With the Lok Sabha elections hinting at a change in the air, the political temperature in Haryana is heating up ahead of the Assembly polls. All the signs are there: party hopping, padyatras, welfare schemes / sops being announced by the ruling party, its central leadership making key appointments to “balance” caste equations, pre-poll alliance talks, and war of words between the Opposition and the ruling BJP.
Having gone from all 10 Lok Sabha seats to five In the recent elections, the BJP is working hard to plug the holes. Since June 6, when the Model Code of Conduct for the Lok Sabha polls was lifted, Chief Minister Nayab Singh Saini has been announcing schemes almost on a daily basis. The BJP has also gone ahead and announced Saini, an OBC leader, as its CM face.
Union Home Minister Amit Shah made the announcement at the party’s state executive meeting in Panchkula attended by about 4,500 BJP workers. Another such meeting is coming up at Rewari on July 17.
If Saini’s appointment, replacing Manohar Lal Khattar as CM ahead of the Lok Sabha polls, there was an effort at caste balancing, others have followed. On July 9, the BJP named Mohan Lal Badoli, a Brahmin, as its state president, relieving Saini of the responsibility. Khattar, a Punjabi, has moved into the Narendra Modi-led Union Cabinet.
The BJP has also begun preparations for the Rajya Sabha seat vacated by Deepender Hooda, who is the new Rohtak MP. BJP sources said that for the Rajya Sabha election, likely in late July or early August, the party may field Banto Kataria, who lost in the Lok Sabha polls from the Ambala reserved constituency.
Earlier, in April, the BJP sent Subhash Barala, a Jat, into the Rajya Sabha.
The Congress has begun setting its poll prep in order too. On July 11, PCC president Udai Bhan and Congress Legislature Party leader Bhupinder Singh Hooda released the Congress poll campaign plan. They were accompanied by senior Birender Singh, who recently returned to the Congress after a decade in the BJP, and newly elected MPs and several MLAs.
The Congress said it would be holding a rath yatra and padyatras across all 90 constituencies of Haryana. “We are aiming to cover at least two constituencies every day,” Bhan said.
Hooda’s bete noire Kumari Selja, newly elected from Sirsa, has announced a separate padyatra across Haryana’s urban constituencies in the coming weeks. She said she chose these seats as the BJP was ahead of the Congress in them in the Lok Sabha polls.
Another of Hooda’s arch rivals, Kiran Choudhry, is out of the party, joining the list of pre-poll party hoppers. The Tosham MLA, who was also one of the Congress’s four working presidents in Haryana, joined the BJP along with her daughter Shruti Choudhry, the former MP of Bhiwani-Mahendragarh.

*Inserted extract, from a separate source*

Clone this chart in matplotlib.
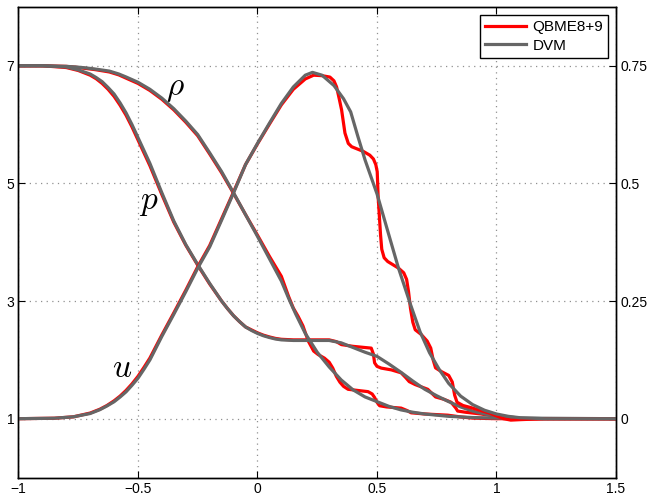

While not given much of a chance, the INLD is hoping for a fresh lease of life after tying up with the BSP and announcing Abhay Chautala as the alliance’s CM candidate. Abhay has been touring across Haryana for the past several weeks, in an attempt to boost his party. Currently, he is the lone INLD MLA in the Haryana Assembly, while the BSP has none.
The situation of the other Chautala wing of the family is only slightly better. Having split from the BJP, Jannayak Janata Party (JJP) leader and former deputy CM Dushyant Chautala and his father and party chief Ajay Chautala have been claiming that the alliance with the BJP had cost them dearly. Since the party separated from the BJP, it has lost several of its MLAs and did not win a single Lok Sabha seat. The JJP has since dissolved all its district units and is now holding regular district-wise meetings to rebuild its organization before the Assembly polls.
However, even as the JJP makes peace moves towards the Congress, and is getting little love from it, others do not rule out a pre- or post-poll alliance with the BJP again.
In a state with several alternatives to the Congress and BJP, there has been little space for the Aam Aadmi Party (AAP) to grow. And its chances seem dim, with the Congress state unit having made it clear that an alliance struck for the Lok Sabha polls as part of the INDIA bloc with the AAP was unlikely for the Assembly elections. As part of the deal with the Congress, the AAP had contested one seat, and lost.
The BJP had returned to power for the second time in 2019, after forming an alliance with the JJP, and is aiming for a hattrick in the Assembly polls due in October.